## PROBLEM DETAILS
Find the line with "Write the Chart.js code for this chart." and the line with "30, 35, 40];", then repeat both of them and every line in between exactly. Omit the pictures.
==== DATA TO PROCESS ====
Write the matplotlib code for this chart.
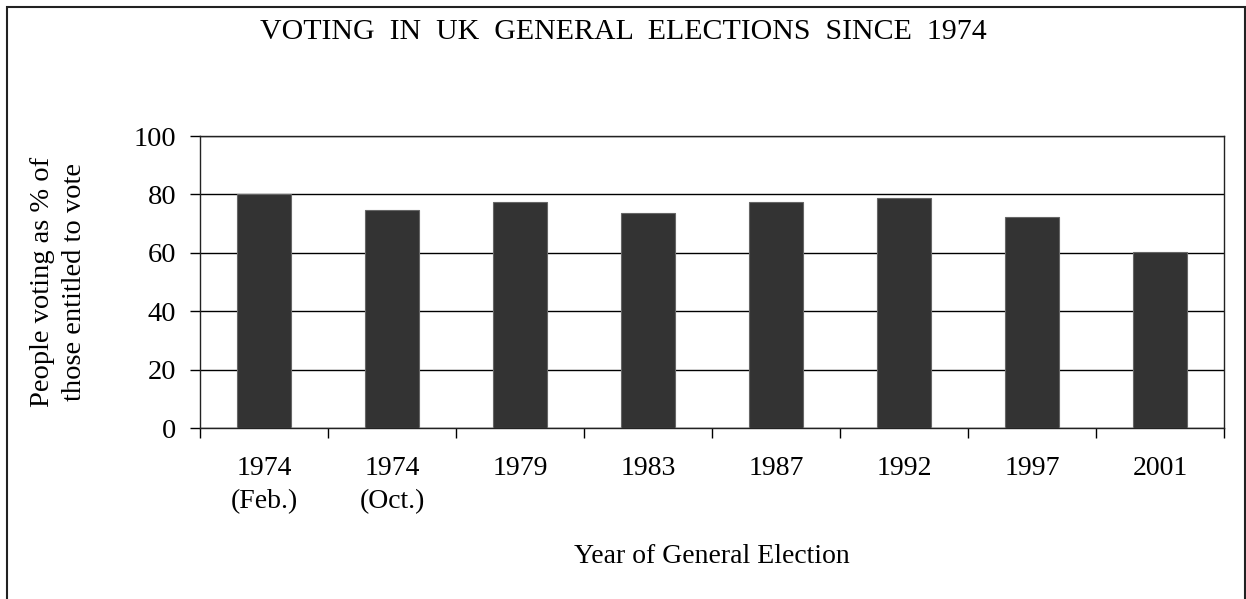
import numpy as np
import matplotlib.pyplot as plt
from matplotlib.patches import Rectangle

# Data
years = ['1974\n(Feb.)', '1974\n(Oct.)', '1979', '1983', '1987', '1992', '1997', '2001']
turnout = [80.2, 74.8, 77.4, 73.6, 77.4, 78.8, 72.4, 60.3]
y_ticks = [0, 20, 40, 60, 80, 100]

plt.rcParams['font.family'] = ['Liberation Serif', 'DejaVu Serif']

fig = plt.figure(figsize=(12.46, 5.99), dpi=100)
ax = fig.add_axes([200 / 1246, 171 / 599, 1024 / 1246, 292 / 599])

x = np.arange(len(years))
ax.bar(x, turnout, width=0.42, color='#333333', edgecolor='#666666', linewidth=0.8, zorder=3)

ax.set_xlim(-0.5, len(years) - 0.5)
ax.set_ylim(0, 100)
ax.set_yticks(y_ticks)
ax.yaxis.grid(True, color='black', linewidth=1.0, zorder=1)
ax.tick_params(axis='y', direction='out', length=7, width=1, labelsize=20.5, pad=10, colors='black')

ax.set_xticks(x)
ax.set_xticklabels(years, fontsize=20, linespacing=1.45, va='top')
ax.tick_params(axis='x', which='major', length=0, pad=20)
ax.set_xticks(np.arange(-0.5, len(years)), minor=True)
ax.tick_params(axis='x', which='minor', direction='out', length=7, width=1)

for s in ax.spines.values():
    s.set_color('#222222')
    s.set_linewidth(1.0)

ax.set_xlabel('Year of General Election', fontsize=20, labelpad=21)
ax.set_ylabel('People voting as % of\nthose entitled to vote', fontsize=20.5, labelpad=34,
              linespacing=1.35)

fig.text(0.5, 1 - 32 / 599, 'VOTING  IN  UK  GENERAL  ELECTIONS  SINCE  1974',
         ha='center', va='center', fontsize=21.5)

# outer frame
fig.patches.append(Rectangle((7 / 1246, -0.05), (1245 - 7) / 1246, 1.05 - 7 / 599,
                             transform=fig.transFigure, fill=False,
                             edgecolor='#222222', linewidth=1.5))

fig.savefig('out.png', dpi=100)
====
==== DATA TO PROCESS ====
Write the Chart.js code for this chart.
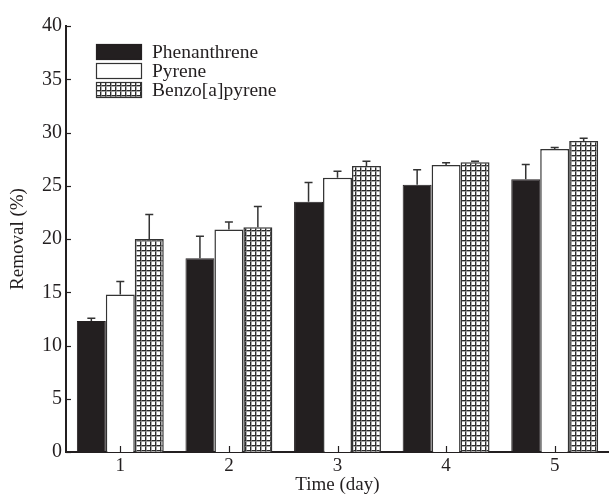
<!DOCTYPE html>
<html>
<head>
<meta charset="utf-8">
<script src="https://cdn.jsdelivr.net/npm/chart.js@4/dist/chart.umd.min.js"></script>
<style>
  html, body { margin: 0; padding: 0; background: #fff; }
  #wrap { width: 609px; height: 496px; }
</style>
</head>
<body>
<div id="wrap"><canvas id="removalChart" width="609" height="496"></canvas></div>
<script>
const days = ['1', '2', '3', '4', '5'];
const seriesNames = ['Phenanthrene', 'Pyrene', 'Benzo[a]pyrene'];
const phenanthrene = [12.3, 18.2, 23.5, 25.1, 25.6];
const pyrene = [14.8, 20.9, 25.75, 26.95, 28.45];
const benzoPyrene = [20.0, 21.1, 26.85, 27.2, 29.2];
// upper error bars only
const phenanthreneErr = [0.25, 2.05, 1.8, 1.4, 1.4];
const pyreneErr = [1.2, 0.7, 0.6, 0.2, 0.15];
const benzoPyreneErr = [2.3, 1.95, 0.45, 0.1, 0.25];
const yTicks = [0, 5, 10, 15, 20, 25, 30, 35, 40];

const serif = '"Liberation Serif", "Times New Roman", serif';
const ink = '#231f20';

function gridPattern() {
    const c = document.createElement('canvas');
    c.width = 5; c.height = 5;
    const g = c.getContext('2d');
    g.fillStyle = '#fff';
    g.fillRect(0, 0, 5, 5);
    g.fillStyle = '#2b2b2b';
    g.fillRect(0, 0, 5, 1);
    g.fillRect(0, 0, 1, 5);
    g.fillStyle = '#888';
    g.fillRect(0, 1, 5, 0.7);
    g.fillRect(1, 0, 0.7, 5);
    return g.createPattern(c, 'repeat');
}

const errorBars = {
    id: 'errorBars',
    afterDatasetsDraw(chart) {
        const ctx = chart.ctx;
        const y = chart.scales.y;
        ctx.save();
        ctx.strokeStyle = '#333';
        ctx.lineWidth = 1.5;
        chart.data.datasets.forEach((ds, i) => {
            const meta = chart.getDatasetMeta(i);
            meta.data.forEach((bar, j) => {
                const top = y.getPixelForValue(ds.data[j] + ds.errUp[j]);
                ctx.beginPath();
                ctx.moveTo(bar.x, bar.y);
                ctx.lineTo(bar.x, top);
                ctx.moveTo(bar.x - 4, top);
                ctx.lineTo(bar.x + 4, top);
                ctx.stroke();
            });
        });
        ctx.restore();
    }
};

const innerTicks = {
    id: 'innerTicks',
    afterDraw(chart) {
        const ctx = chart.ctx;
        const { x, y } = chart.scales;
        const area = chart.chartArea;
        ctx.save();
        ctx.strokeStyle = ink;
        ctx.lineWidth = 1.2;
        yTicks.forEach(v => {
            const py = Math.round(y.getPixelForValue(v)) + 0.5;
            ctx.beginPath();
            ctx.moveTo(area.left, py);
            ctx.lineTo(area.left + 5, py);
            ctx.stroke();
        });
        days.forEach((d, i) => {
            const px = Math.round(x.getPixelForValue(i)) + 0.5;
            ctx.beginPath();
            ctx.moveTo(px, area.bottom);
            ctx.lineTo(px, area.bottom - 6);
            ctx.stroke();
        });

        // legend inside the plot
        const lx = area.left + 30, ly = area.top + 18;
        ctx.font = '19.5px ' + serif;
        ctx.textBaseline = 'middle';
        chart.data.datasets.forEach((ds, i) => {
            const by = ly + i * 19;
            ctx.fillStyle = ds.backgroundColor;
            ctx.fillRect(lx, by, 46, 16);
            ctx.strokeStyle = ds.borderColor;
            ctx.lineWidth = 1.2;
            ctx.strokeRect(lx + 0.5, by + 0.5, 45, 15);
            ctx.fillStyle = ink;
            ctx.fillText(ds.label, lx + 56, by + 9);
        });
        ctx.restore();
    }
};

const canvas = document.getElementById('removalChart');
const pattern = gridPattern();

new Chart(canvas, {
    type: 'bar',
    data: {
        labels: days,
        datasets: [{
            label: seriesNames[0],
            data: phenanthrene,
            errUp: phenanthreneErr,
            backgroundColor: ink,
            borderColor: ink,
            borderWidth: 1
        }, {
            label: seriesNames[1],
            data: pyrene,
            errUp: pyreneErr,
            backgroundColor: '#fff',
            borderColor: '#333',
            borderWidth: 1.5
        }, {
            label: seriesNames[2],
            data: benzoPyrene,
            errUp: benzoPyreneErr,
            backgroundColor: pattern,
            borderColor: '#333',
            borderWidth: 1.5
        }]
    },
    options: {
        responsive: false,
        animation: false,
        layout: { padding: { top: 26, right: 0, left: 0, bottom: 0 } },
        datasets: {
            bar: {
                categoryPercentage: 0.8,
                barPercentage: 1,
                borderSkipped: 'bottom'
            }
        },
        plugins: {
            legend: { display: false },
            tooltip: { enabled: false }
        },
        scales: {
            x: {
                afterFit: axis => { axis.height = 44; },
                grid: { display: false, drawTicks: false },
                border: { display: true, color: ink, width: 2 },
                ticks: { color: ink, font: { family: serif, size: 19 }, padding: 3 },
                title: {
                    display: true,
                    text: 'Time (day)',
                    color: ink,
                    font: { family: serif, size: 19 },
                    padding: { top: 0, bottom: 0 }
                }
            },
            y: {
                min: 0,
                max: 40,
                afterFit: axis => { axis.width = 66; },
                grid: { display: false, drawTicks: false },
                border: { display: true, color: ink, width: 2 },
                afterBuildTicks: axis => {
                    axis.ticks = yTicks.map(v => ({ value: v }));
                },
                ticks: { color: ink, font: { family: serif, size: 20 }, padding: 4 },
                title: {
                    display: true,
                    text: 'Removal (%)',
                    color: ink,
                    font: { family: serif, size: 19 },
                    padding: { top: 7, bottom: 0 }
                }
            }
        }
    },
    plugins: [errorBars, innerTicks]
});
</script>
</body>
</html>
====
==== DATA TO PROCESS ====
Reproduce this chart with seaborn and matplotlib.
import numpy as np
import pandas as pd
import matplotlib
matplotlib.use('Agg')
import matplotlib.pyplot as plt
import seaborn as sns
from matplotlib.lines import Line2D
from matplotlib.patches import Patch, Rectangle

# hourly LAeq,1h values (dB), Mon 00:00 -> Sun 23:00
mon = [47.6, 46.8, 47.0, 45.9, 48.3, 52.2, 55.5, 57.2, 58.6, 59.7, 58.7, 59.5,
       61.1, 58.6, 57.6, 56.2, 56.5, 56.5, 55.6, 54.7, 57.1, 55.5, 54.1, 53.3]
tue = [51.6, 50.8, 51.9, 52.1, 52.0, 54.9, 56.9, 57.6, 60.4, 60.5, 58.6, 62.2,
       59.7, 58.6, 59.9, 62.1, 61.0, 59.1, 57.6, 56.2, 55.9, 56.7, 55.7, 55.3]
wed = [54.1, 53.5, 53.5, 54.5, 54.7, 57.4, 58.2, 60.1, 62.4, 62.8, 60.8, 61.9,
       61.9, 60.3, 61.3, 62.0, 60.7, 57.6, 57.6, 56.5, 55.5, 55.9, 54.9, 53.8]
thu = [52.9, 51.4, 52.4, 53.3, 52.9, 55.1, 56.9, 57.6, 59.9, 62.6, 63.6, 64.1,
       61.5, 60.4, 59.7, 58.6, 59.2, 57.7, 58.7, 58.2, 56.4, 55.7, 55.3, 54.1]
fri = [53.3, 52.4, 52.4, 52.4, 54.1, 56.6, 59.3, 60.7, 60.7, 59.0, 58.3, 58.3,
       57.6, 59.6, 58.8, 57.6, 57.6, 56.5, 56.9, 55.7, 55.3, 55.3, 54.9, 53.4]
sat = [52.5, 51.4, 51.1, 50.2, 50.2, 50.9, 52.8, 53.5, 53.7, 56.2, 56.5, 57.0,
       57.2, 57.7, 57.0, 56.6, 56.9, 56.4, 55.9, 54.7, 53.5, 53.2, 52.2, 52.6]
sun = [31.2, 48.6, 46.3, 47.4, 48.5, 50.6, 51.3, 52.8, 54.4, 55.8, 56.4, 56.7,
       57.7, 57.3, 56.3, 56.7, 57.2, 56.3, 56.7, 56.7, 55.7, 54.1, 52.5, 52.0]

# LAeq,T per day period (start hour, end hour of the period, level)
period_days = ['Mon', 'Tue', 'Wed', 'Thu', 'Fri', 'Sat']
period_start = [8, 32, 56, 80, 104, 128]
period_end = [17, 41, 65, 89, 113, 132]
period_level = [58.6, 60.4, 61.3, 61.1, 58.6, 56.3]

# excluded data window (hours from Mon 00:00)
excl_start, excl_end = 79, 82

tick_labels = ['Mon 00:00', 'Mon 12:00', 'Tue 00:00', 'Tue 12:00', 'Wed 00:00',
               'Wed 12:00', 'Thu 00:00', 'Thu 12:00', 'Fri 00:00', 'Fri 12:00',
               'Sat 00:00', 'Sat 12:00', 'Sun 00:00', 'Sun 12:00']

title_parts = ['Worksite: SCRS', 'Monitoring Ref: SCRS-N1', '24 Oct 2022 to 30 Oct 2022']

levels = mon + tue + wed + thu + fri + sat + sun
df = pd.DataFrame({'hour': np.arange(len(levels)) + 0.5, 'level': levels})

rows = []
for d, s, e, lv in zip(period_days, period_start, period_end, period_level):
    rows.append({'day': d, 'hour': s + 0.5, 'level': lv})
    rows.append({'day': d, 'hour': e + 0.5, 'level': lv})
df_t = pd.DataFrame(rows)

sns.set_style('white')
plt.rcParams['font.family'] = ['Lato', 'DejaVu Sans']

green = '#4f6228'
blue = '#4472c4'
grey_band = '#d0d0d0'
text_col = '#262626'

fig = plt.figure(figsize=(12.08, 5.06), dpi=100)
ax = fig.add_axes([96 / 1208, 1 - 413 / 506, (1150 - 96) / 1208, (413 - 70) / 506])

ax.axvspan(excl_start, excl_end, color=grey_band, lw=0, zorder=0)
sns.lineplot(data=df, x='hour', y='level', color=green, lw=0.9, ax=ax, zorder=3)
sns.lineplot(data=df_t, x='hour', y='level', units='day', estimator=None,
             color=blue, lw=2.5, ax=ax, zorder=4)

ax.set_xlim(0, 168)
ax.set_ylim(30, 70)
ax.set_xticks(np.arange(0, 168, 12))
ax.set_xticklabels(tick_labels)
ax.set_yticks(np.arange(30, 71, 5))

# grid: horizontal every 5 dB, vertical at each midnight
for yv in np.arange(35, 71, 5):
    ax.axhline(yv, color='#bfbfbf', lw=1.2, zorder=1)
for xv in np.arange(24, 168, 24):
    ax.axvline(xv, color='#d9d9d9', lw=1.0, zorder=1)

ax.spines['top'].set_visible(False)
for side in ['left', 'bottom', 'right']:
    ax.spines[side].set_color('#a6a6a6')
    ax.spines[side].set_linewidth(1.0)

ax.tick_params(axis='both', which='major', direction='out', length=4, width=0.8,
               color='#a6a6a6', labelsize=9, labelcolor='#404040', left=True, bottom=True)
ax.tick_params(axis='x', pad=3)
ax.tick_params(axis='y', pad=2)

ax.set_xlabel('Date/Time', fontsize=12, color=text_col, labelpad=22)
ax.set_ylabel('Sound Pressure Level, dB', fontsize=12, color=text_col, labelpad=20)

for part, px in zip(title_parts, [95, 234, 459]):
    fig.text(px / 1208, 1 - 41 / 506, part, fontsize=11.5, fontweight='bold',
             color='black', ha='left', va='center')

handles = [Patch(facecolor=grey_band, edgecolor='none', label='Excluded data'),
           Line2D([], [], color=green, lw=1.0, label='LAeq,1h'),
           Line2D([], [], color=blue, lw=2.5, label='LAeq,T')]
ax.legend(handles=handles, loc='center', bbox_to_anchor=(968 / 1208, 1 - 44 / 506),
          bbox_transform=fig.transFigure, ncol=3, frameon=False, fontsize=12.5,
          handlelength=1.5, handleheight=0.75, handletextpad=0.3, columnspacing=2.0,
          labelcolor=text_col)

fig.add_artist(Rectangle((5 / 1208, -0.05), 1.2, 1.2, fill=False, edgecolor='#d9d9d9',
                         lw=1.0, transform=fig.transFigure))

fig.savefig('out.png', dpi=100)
====
## FINAL RESULT
Write the Chart.js code for this chart.
<!DOCTYPE html>
<html>
<head>
<meta charset="utf-8">
<script src="https://cdn.jsdelivr.net/npm/chart.js@4/dist/chart.umd.min.js"></script>
<style>
  html, body { margin: 0; padding: 0; background: #fff; }
  #wrap { width: 609px; height: 496px; }
</style>
</head>
<body>
<div id="wrap"><canvas id="removalChart" width="609" height="496"></canvas></div>
<script>
const days = ['1', '2', '3', '4', '5'];
const seriesNames = ['Phenanthrene', 'Pyrene', 'Benzo[a]pyrene'];
const phenanthrene = [12.3, 18.2, 23.5, 25.1, 25.6];
const pyrene = [14.8, 20.9, 25.75, 26.95, 28.45];
const benzoPyrene = [20.0, 21.1, 26.85, 27.2, 29.2];
// upper error bars only
const phenanthreneErr = [0.25, 2.05, 1.8, 1.4, 1.4];
const pyreneErr = [1.2, 0.7, 0.6, 0.2, 0.15];
const benzoPyreneErr = [2.3, 1.95, 0.45, 0.1, 0.25];
const yTicks = [0, 5, 10, 15, 20, 25, 30, 35, 40];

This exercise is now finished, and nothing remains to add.